[Records from a data collection]
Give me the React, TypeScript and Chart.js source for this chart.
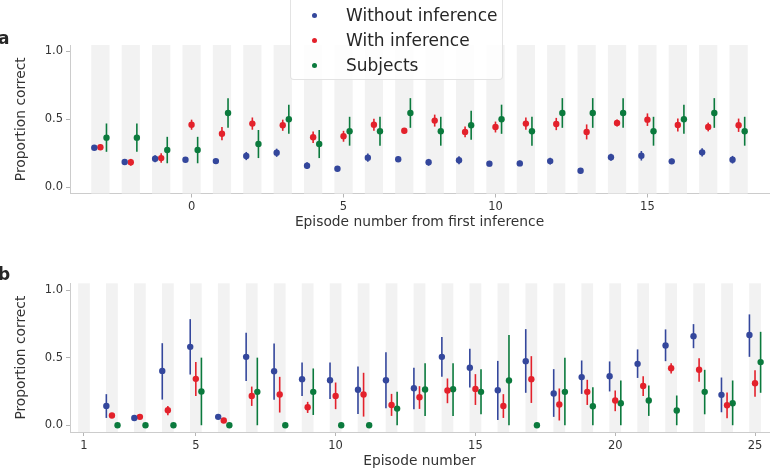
import React, { useEffect, useRef } from 'react';
import { Chart, registerables } from 'chart.js';

Chart.register(...registerables);

// ---------- DATA ----------
const topEpisodes = [-3, -2, -1, 0, 1, 2, 3, 4, 5, 6, 7, 8, 9, 10, 11, 12, 13, 14, 15, 16, 17, 18];
const topXTicks = [0, 5, 10, 15];
const topWithoutMean = [0.291, 0.186, 0.21, 0.203, 0.193, 0.23, 0.254, 0.159, 0.137, 0.218, 0.206, 0.184, 0.199, 0.174, 0.176, 0.193, 0.122, 0.221, 0.232, 0.191, 0.257, 0.203];
const topWithoutErr = [0.015, 0.02, 0.025, 0.02, 0.015, 0.03, 0.03, 0.025, 0.02, 0.03, 0.02, 0.025, 0.03, 0.02, 0.02, 0.025, 0.02, 0.025, 0.035, 0.02, 0.03, 0.028];
const topWithMean = [0.294, 0.184, 0.215, 0.46, 0.394, 0.468, 0.456, 0.368, 0.375, 0.46, 0.416, 0.49, 0.407, 0.443, 0.468, 0.465, 0.407, 0.473, 0.497, 0.458, 0.443, 0.456];
const topWithErr = [0.02, 0.025, 0.035, 0.037, 0.049, 0.045, 0.041, 0.043, 0.04, 0.044, 0.02, 0.044, 0.04, 0.04, 0.045, 0.045, 0.055, 0.026, 0.046, 0.048, 0.032, 0.049];
const topSubjectsMean = [0.365, 0.365, 0.274, 0.274, 0.546, 0.318, 0.5, 0.318, 0.412, 0.412, 0.546, 0.412, 0.456, 0.5, 0.412, 0.546, 0.546, 0.546, 0.412, 0.5, 0.546, 0.412];
const topSubjectsErr = [0.104, 0.104, 0.097, 0.097, 0.109, 0.103, 0.107, 0.103, 0.106, 0.106, 0.109, 0.106, 0.107, 0.107, 0.106, 0.109, 0.109, 0.109, 0.106, 0.107, 0.109, 0.106];

const bottomEpisodes = [1, 2, 3, 4, 5, 6, 7, 8, 9, 10, 11, 12, 13, 14, 15, 16, 17, 18, 19, 20, 21, 22, 23, 24, 25];
const bottomXTicks = [1, 5, 10, 15, 20, 25];
const bottomWithoutMean = [null, 0.143, 0.054, 0.402, 0.58, 0.062, 0.506, 0.4, 0.341, 0.333, 0.262, 0.333, 0.274, 0.506, 0.425, 0.259, 0.474, 0.235, 0.356, 0.363, 0.454, 0.59, 0.659, 0.225, 0.667];
const bottomWithoutLo = [null, 0.054, 0.05, 0.19, 0.375, 0.058, 0.328, 0.188, 0.217, 0.195, 0.084, 0.126, 0.119, 0.358, 0.279, 0.039, 0.24, 0.062, 0.232, 0.25, 0.35, 0.474, 0.57, 0.096, 0.506];
const bottomWithoutHi = [null, 0.23, 0.058, 0.607, 0.785, 0.066, 0.684, 0.605, 0.464, 0.464, 0.435, 0.54, 0.425, 0.652, 0.565, 0.476, 0.711, 0.415, 0.479, 0.472, 0.561, 0.709, 0.748, 0.353, 0.82];
const bottomWithMean = [null, 0.072, 0.062, 0.111, 0.343, 0.035, 0.217, 0.227, 0.133, 0.217, 0.227, 0.15, 0.207, 0.257, 0.269, 0.143, 0.341, 0.153, 0.247, 0.183, 0.291, 0.422, 0.41, 0.148, 0.311];
const bottomWithLo = [null, 0.055, 0.058, 0.074, 0.217, 0.031, 0.143, 0.094, 0.091, 0.119, 0.064, 0.069, 0.121, 0.163, 0.15, 0.054, 0.165, 0.035, 0.15, 0.104, 0.217, 0.383, 0.321, 0.052, 0.21];
const bottomWithHi = [null, 0.09, 0.066, 0.143, 0.467, 0.039, 0.286, 0.358, 0.173, 0.316, 0.388, 0.232, 0.289, 0.346, 0.378, 0.23, 0.511, 0.272, 0.336, 0.257, 0.363, 0.459, 0.496, 0.242, 0.407];
const bottomSubjectsMean = [null, 0, 0, 0, 0.25, 0, 0.247, 0, 0.247, 0, 0, 0.123, 0.264, 0.267, 0.247, 0.331, 0, 0.247, 0.141, 0.163, 0.183, 0.109, 0.247, 0.163, 0.467];
const bottomSubjectsLo = [null, 0, 0, 0, 0, 0, 0, 0, 0.076, 0, 0, 0, 0.069, 0.069, 0.081, 0, 0, 0, 0, 0, 0.069, 0, 0.081, 0, 0.24];
const bottomSubjectsHi = [null, 0, 0, 0, 0.5, 0, 0.5, 0, 0.42, 0, 0, 0.247, 0.459, 0.459, 0.415, 0.667, 0, 0.5, 0.281, 0.331, 0.294, 0.22, 0.41, 0.331, 0.691];

const yTicks = [0, 0.5, 1.0];
const seriesNames = ['Without inference', 'With inference', 'Subjects'];
const seriesColors = ['#34479c', '#e3212b', '#0b7a3d'];
const seriesOffsets = [-0.2, 0, 0.2];

const FONT = "'DejaVu Sans', 'Liberation Sans', sans-serif";

// ---------- helpers ----------
function makePoints(episodes: number[], means: (number | null)[], lo: (number | null)[], hi: (number | null)[], offset: number) {
  const pts: any[] = [];
  episodes.forEach((e, i) => {
    const m = means[i];
    if (m === null || m === undefined) return;
    pts.push({ x: e + offset, y: m, lo: lo[i], hi: hi[i] });
  });
  return pts;
}

const bandsAndErrors = {
  id: 'bandsAndErrors',
  beforeDatasetsDraw(chart: any, _args: any, opts: any) {
    const { ctx, chartArea, scales } = chart;
    const x = scales.x;
    const y = scales.y;
    ctx.save();
    ctx.fillStyle = opts.bandColor;
    for (const e of opts.bands) {
      const x0 = x.getPixelForValue(e - opts.halfWidth);
      const x1 = x.getPixelForValue(e + opts.halfWidth);
      ctx.fillRect(x0, chartArea.top, x1 - x0, chartArea.bottom - chartArea.top);
    }
    chart.data.datasets.forEach((ds: any) => {
      ctx.strokeStyle = ds.errColor;
      ctx.lineWidth = 1.6;
      ds.data.forEach((p: any) => {
        if (p.lo === null || p.hi === null) return;
        const px = x.getPixelForValue(p.x);
        ctx.beginPath();
        ctx.moveTo(px, y.getPixelForValue(p.lo));
        ctx.lineTo(px, y.getPixelForValue(p.hi));
        ctx.stroke();
      });
    });
    ctx.restore();
  },
};

function buildConfig(opts: {
  episodes: number[];
  series: { mean: (number | null)[]; lo: (number | null)[]; hi: (number | null)[] }[];
  xMin: number;
  xMax: number;
  xTicks: number[];
  yMin: number;
  yMax: number;
  xTitle: string;
  xAxisHeight: number;
  xTitlePad: number;
  padTop: number;
  halfBand: number;
}) {
  const datasets = opts.series.map((s, i) => ({
    label: seriesNames[i],
    data: makePoints(opts.episodes, s.mean, s.lo, s.hi, seriesOffsets[i]),
    backgroundColor: seriesColors[i],
    borderColor: seriesColors[i],
    pointBackgroundColor: seriesColors[i],
    pointBorderWidth: 0,
    pointRadius: 3.2,
    showLine: false,
    errColor: seriesColors[i],
  }));
  return {
    type: 'scatter' as const,
    data: { datasets },
    plugins: [bandsAndErrors],
    options: {
      animation: false,
      responsive: false,
      events: [],
      layout: { padding: { top: opts.padTop, right: 0.5, left: 0, bottom: 0 } },
      plugins: {
        legend: { display: false },
        tooltip: { enabled: false },
        bandsAndErrors: { bands: opts.episodes, halfWidth: opts.halfBand, bandColor: '#f2f2f2' },
      },
      scales: {
        x: {
          type: 'linear',
          min: opts.xMin,
          max: opts.xMax,
          afterBuildTicks: (s: any) => {
            s.ticks = opts.xTicks.map((v) => ({ value: v }));
          },
          afterFit: (s: any) => {
            s.height = opts.xAxisHeight;
          },
          ticks: {
            autoSkip: false,
            maxRotation: 0,
            padding: 3,
            color: '#333333',
            font: { family: FONT, size: 11.5 },
            callback: (v: any) => String(v),
          },
          grid: { drawOnChartArea: false, drawTicks: true, tickLength: 4, color: '#b5b5b5', tickColor: '#b5b5b5' },
          border: { display: true, color: '#cccccc', width: 1 },
          title: {
            display: true,
            text: opts.xTitle,
            color: '#333333',
            font: { family: FONT, size: 13.8, lineHeight: 1 },
            padding: { top: 0, bottom: opts.xTitlePad },
          },
        },
        y: {
          type: 'linear',
          min: opts.yMin,
          max: opts.yMax,
          afterBuildTicks: (s: any) => {
            s.ticks = yTicks.map((v) => ({ value: v }));
          },
          afterFit: (s: any) => {
            s.width = 70;
          },
          ticks: {
            padding: 3,
            color: '#333333',
            font: { family: FONT, size: 11.5 },
            callback: (v: any) => Number(v).toFixed(1),
          },
          grid: { drawOnChartArea: false, drawTicks: true, tickLength: 4, color: '#b5b5b5', tickColor: '#b5b5b5' },
          border: { display: true, color: '#cccccc', width: 1 },
          title: {
            display: true,
            text: 'Proportion correct',
            color: '#333333',
            font: { family: FONT, size: 13.8, lineHeight: 1 },
            padding: { top: 15, bottom: 0 },
          },
        },
      },
    },
  };
}

export default function App() {
  const topRef = useRef<HTMLCanvasElement | null>(null);
  const bottomRef = useRef<HTMLCanvasElement | null>(null);

  useEffect(() => {
    Chart.defaults.font.family = FONT;
    const topChart = new Chart(
      topRef.current as HTMLCanvasElement,
      buildConfig({
        episodes: topEpisodes,
        series: [
          { mean: topWithoutMean, lo: topWithoutMean.map((m, i) => m - topWithoutErr[i]), hi: topWithoutMean.map((m, i) => m + topWithoutErr[i]) },
          { mean: topWithMean, lo: topWithMean.map((m, i) => m - topWithErr[i]), hi: topWithMean.map((m, i) => m + topWithErr[i]) },
          { mean: topSubjectsMean, lo: topSubjectsMean.map((m, i) => m - topSubjectsErr[i]), hi: topSubjectsMean.map((m, i) => m + topSubjectsErr[i]) },
        ],
        xMin: -4,
        xMax: 19,
        xTicks: topXTicks,
        yMin: -0.045,
        yMax: 1.045,
        xTitle: 'Episode number from first inference',
        xAxisHeight: 46.5,
        xTitlePad: 11,
        padTop: 45,
        halfBand: 0.3,
      }) as any
    );
    const bottomChart = new Chart(
      bottomRef.current as HTMLCanvasElement,
      buildConfig({
        episodes: bottomEpisodes,
        series: [
          { mean: bottomWithoutMean, lo: bottomWithoutLo, hi: bottomWithoutHi },
          { mean: bottomWithMean, lo: bottomWithLo, hi: bottomWithHi },
          { mean: bottomSubjectsMean, lo: bottomSubjectsLo, hi: bottomSubjectsHi },
        ],
        xMin: 0.5,
        xMax: 25.5,
        xTicks: bottomXTicks,
        yMin: -0.05,
        yMax: 1.05,
        xTitle: 'Episode number',
        xAxisHeight: 37,
        xTitlePad: 0.5,
        padTop: 43.3,
        halfBand: 0.21,
      }) as any
    );
    return () => {
      topChart.destroy();
      bottomChart.destroy();
    };
  }, []);

  return (
    <div style={{ position: 'absolute', left: 0, top: 0, width: 773, height: 469, background: '#ffffff', overflow: 'hidden', fontFamily: FONT }}>
      <canvas ref={topRef} width={773} height={240} style={{ position: 'absolute', left: 0, top: 0, display: 'block' }} />
      <canvas ref={bottomRef} width={773} height={229} style={{ position: 'absolute', left: 0, top: 240, display: 'block' }} />
      <div style={{ position: 'absolute', left: -2, top: 30, fontSize: 17, fontWeight: 'bold', lineHeight: 1, color: '#262626' }}>a</div>
      <div style={{ position: 'absolute', left: -2, top: 265.5, fontSize: 17, fontWeight: 'bold', lineHeight: 1, color: '#262626' }}>b</div>
      <div
        style={{
          position: 'absolute',
          left: 290,
          top: -5,
          width: 213,
          height: 85,
          boxSizing: 'border-box',
          background: 'rgba(255,255,255,0.82)',
          border: '1px solid rgba(220,220,220,0.8)',
          borderRadius: 4,
        }}
      >
        {seriesNames.map((name, i) => (
          <div key={name} style={{ position: 'absolute', left: 0, top: 9 + i * 25, height: 20, width: 212 }}>
            <span
              style={{
                position: 'absolute',
                left: 23 - 2.5,
                top: 10 - 2.5,
                width: 5,
                height: 5,
                borderRadius: '50%',
                background: seriesColors[i],
              }}
            />
            <span
              style={{
                position: 'absolute',
                left: 55,
                top: 0,
                lineHeight: '20px',
                fontSize: 17,
                color: '#262626',
                whiteSpace: 'nowrap',
              }}
            >
              {name}
            </span>
          </div>
        ))}
      </div>
    </div>
  );
}
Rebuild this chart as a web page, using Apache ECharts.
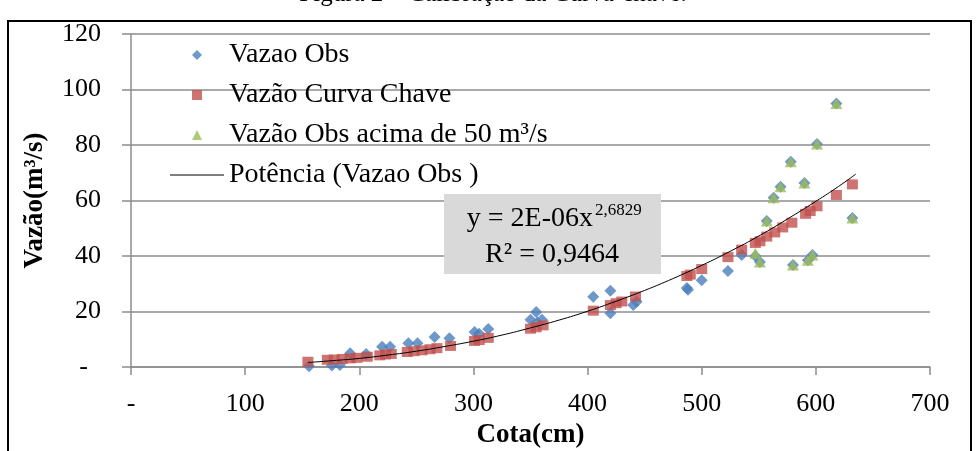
<!DOCTYPE html>
<html>
<head>
<meta charset="utf-8">
<script src="https://cdn.jsdelivr.net/npm/echarts@6/dist/echarts.min.js"></script>
<style>
html, body { margin: 0; padding: 0; background: #fff; }
#chart { width: 977px; height: 451px; }
</style>
</head>
<body>
<div id="chart"></div>
<script>
// Vazao Obs (all observed points)
const obsCota  = [156, 176, 183, 192, 206, 220, 227, 243, 251, 266, 279, 301, 305, 313, 350, 355, 356, 360,
                  405, 420, 420, 440, 443, 487, 488, 500, 523, 535, 547, 551, 557, 563, 569, 578, 580, 590,
                  593, 597, 601, 618, 632];
const obsVazao = [0.3, 0.5, 0.7, 5.0, 4.7, 7.3, 7.3, 8.6, 8.6, 10.8, 10.4, 12.6, 12.0, 13.7, 17.0, 19.8, 16.0, 17.0,
                  25.3, 27.5, 19.4, 22.3, 23.5, 28.5, 27.8, 31.3, 34.6, 40.4, 40.0, 37.8, 52.6, 61.0, 65.0, 74.0, 36.8, 66.3,
                  38.5, 40.4, 80.4, 95.0, 53.7];

// Vazão Curva Chave
const curvaCota  = [155, 172, 178, 185, 192, 198, 207, 218, 223, 228, 242, 248, 255, 262, 268, 280, 301, 305, 313,
                    350, 355, 361, 405, 420, 425, 430, 442, 487, 490, 500, 523, 535, 547, 551, 557, 564, 571, 579,
                    591, 595, 601, 618, 632];
const curvaVazao = [1.9, 2.6, 2.7, 2.9, 3.1, 3.3, 3.7, 4.2, 4.5, 4.7, 5.4, 5.7, 6.0, 6.4, 6.8, 7.6, 9.4, 9.7, 10.5,
                    13.8, 14.3, 15.0, 20.3, 22.3, 23.0, 23.6, 25.4, 32.8, 33.3, 35.3, 39.6, 42.3, 44.7, 45.3, 47.0, 48.5, 50.3, 52.0,
                    55.2, 56.2, 57.9, 62.0, 65.8];

// Vazão Obs acima de 50 m³/s
const acimaCota  = [547, 551, 557, 563, 569, 578, 580, 590, 593, 597, 601, 618, 632];
const acimaVazao = [41.0, 37.8, 52.6, 61.0, 65.0, 74.0, 36.8, 66.3, 38.5, 40.4, 80.4, 95.0, 53.7];

// Potência (Vazao Obs ) - trend line
const trendCota  = [155, 180, 200, 225, 250, 275, 300, 325, 350, 375, 400, 425, 450, 475, 500, 525, 550, 575, 600, 620, 635];
const trendVazao = [1.6, 2.4, 3.1, 4.3, 5.7, 7.4, 9.3, 11.5, 14.1, 16.9, 20.1, 23.7, 27.6, 31.9, 36.6, 41.7, 47.2, 53.3, 59.7, 65.1, 69.5];

const xTicks = [0, 100, 200, 300, 400, 500, 600, 700];
const yTicks = [0, 20, 40, 60, 80, 100, 120];

const serif = '"Liberation Serif", "Times New Roman", serif';
const pairs = (xs, ys) => xs.map((x, i) => [x, ys[i]]);

const chart = echarts.init(document.getElementById('chart'));

chart.setOption({
  animation: false,
  backgroundColor: '#fff',
  grid: { left: 131, right: 47, top: 34, bottom: 84, containLabel: false, outerBoundsMode: 'none' },
  legend: {
    orient: 'vertical',
    left: 165,
    top: 36,
    itemWidth: 54,
    itemHeight: 10,
    itemGap: 12,
    symbolKeepAspect: true,
    textStyle: { fontFamily: serif, fontSize: 28, color: '#000', lineHeight: 28 },
    data: [
      { name: 'Vazao Obs', icon: 'path://M5,0L10,5L5,10L0,5Z' },
      { name: 'Vazão Curva Chave', icon: 'path://M0,0L10,0L10,10L0,10Z' },
      { name: 'Vazão Obs acima de 50 m³/s', icon: 'path://M5,0L10,10L0,10Z' },
      { name: 'Potência (Vazao Obs )', icon: 'path://M0,0L54,0L54,1L0,1Z' }
    ]
  },
  xAxis: {
    type: 'value',
    min: xTicks[0],
    max: xTicks[xTicks.length - 1],
    interval: 100,
    name: 'Cota(cm)',
    nameLocation: 'middle',
    nameGap: 53,
    nameTextStyle: { fontFamily: serif, fontSize: 27, fontWeight: 'bold', color: '#000' },
    axisLine: { lineStyle: { color: '#8c8c8c', width: 1.5 } },
    axisTick: { show: true, length: 8, lineStyle: { color: '#8c8c8c', width: 1.5 } },
    axisLabel: {
      margin: 24,
      fontFamily: serif, fontSize: 26, color: '#000',
      formatter: v => v === 0 ? '-' : String(v)
    },
    splitLine: { show: false }
  },
  yAxis: {
    type: 'value',
    min: yTicks[0],
    max: yTicks[yTicks.length - 1],
    interval: 20,
    name: 'Vazão(m³/s)',
    nameLocation: 'middle',
    nameGap: 82,
    nameRotate: 90,
    nameTextStyle: { fontFamily: serif, fontSize: 27, fontWeight: 'bold', color: '#000' },
    axisLine: { show: true, lineStyle: { color: '#8c8c8c', width: 1.5 } },
    axisTick: { show: true, length: 9, lineStyle: { color: '#8c8c8c', width: 1.5 } },
    axisLabel: {
      margin: 30,
      fontFamily: serif, fontSize: 26, color: '#000',
      formatter: v => v === 0 ? '-  ' : String(v)
    },
    splitLine: { show: true, lineStyle: { color: '#8c8c8c', width: 1.5 } }
  },
  series: [
    {
      name: 'Vazao Obs',
      type: 'scatter',
      symbol: 'diamond',
      symbolSize: [12, 12],
      itemStyle: { color: '#4a7ebb' },
      data: pairs(obsCota, obsVazao)
    },
    {
      name: 'Vazão Curva Chave',
      type: 'scatter',
      symbol: 'rect',
      symbolSize: [11, 10],
      itemStyle: { color: '#c0504d' },
      data: pairs(curvaCota, curvaVazao)
    },
    {
      name: 'Vazão Obs acima de 50 m³/s',
      type: 'scatter',
      symbol: 'triangle',
      symbolSize: [12, 11],
      itemStyle: { color: '#9bbb59' },
      data: pairs(acimaCota, acimaVazao)
    },
    {
      name: 'Potência (Vazao Obs )',
      type: 'line',
      smooth: true,
      symbol: 'none',
      lineStyle: { color: '#000', width: 1 },
      itemStyle: { color: '#000' },
      data: pairs(trendCota, trendVazao)
    }
  ],
  graphic: [
    // figure caption, cut at the top edge
    {
      type: 'text', x: 493, y: -6, silent: true,
      style: { text: 'Figura 2 – Calibração da Curva-chave.', font: '25px ' + serif, fill: '#000',
               textAlign: 'center', textVerticalAlign: 'middle' }
    },
    // outer frame
    {
      type: 'rect', silent: true, z: -1,
      shape: { x: 8, y: 21, width: 963, height: 440 },
      style: { fill: 'none', stroke: '#000', lineWidth: 2 }
    },
    // equation box
    {
      type: 'rect', silent: true, z: 10,
      shape: { x: 444, y: 194, width: 217, height: 80 },
      style: { fill: '#d9d9d9' }
    },
    {
      type: 'text', x: 593, y: 219, z: 11, silent: true,
      style: { text: 'y = 2E-06x', font: '28px ' + serif, fill: '#000',
               textAlign: 'right', textVerticalAlign: 'middle' }
    },
    {
      type: 'text', x: 595, y: 211, z: 11, silent: true,
      style: { text: '2,6829', font: '17px ' + serif, fill: '#000',
               textAlign: 'left', textVerticalAlign: 'middle' }
    },
    {
      type: 'text', x: 552, y: 255, z: 11, silent: true,
      style: { text: 'R² = 0,9464', font: '28px ' + serif, fill: '#000',
               textAlign: 'center', textVerticalAlign: 'middle' }
    }
  ]
});
</script>
</body>
</html>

> _STATED TASK_:
From the first line above to the line containing "Chart.register(...registerables);", repeat each line exactly. Pictures stay out.

> _TASK RESULT_:
Give me the React, TypeScript and Chart.js source for this chart.
import React, { useEffect, useRef } from 'react';
import { Chart, registerables } from 'chart.js';

Chart.register(...registerables);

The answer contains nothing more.